Sent from my GT-N7000


----------



## spida_0000 (Aug 15, 2013)

Link that was only updated 25 min ago

Sent from my GT-N7000


----------



## Boondocker (Aug 15, 2013)

Tesla said:


> "It comes after the mother of the pair posted hundreds of photos of her boys taken last year, playing in and cleaning her neighbours snake cage."
> 
> Isn't that like turning a car accident in to a murder investigation because there were photos of the driver doing burnouts previously without incident.



Yeah seems kind of a rather long bow to draw. Like a woman dies of a heart attack is now a murder investigation cos photos of her having a big feed on chips were discovered. :shrug:


----------



## sd1981 (Aug 15, 2013)

Even after Law enforcement has declared this a murder investigation, the media with an update in the last 3hrs is still referring to the "snake which killed two boys" (this killer python, not this python believed to have killed, or to have allegedly killed).... If law enforcement has enough evidence to label this a murder investigation, they're basically saying that theres enough evidence to prove that this AR python didn't do it. Bit late for the python who'll never get to protest its innocence.... Sadly, the 2 kids lost thir lives and even if found innocent, so did the ARP....


----------



## buffcoat (Aug 15, 2013)

Hannaz said:


> As much as I want to believe this, it is a relatively old article. Where are all the other reports from the five or six days since?

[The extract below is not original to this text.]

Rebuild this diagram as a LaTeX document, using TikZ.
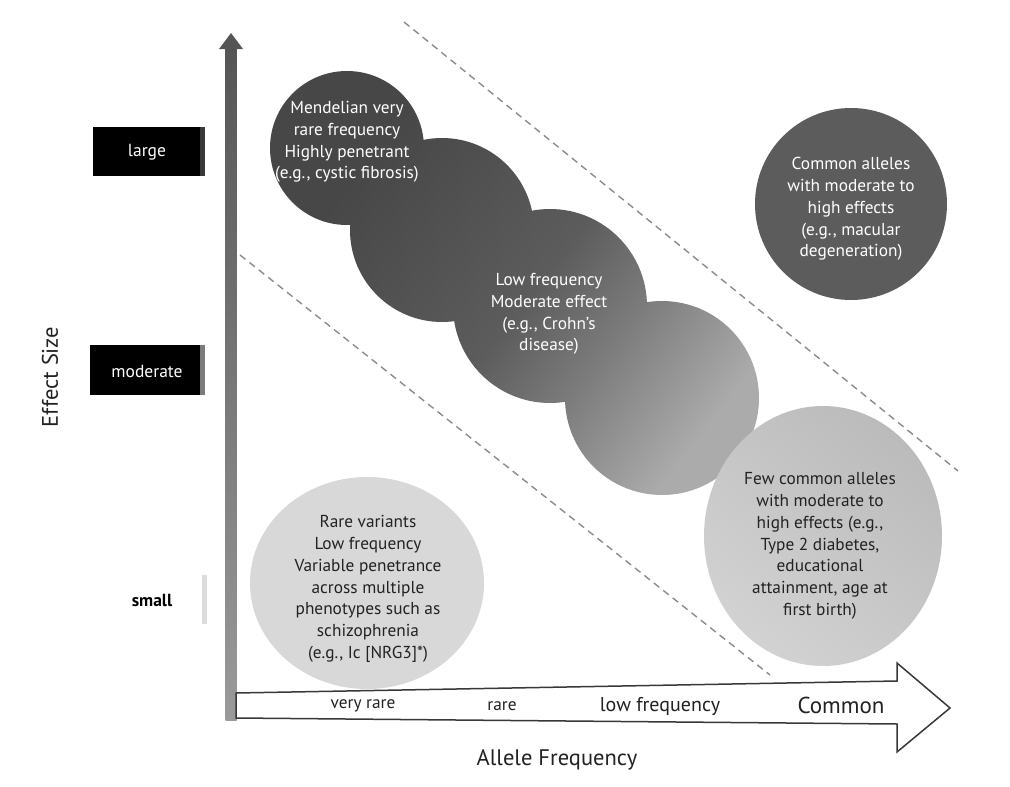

I just talked to my friend who lives in Canadia (haha!). He said there was a media frenzy the first few days. Everyone was in an uproar. I mentioned this article to him and he said that this was the first he heard about it. Canadia media is like everywhere else, fan the flames then let it die down.


----------



## Channaz (Aug 15, 2013)

Maybe in time a more complete version of events will emerge. I hope so.


----------



## Pitttownboy (Aug 15, 2013)

Regarding the arp being killed we do the same thing each time we catch an illegal animal. I have unfortunately slept many corns and one rat snake


----------



## Shotta (Aug 15, 2013)

sooo...the snake did do it?


----------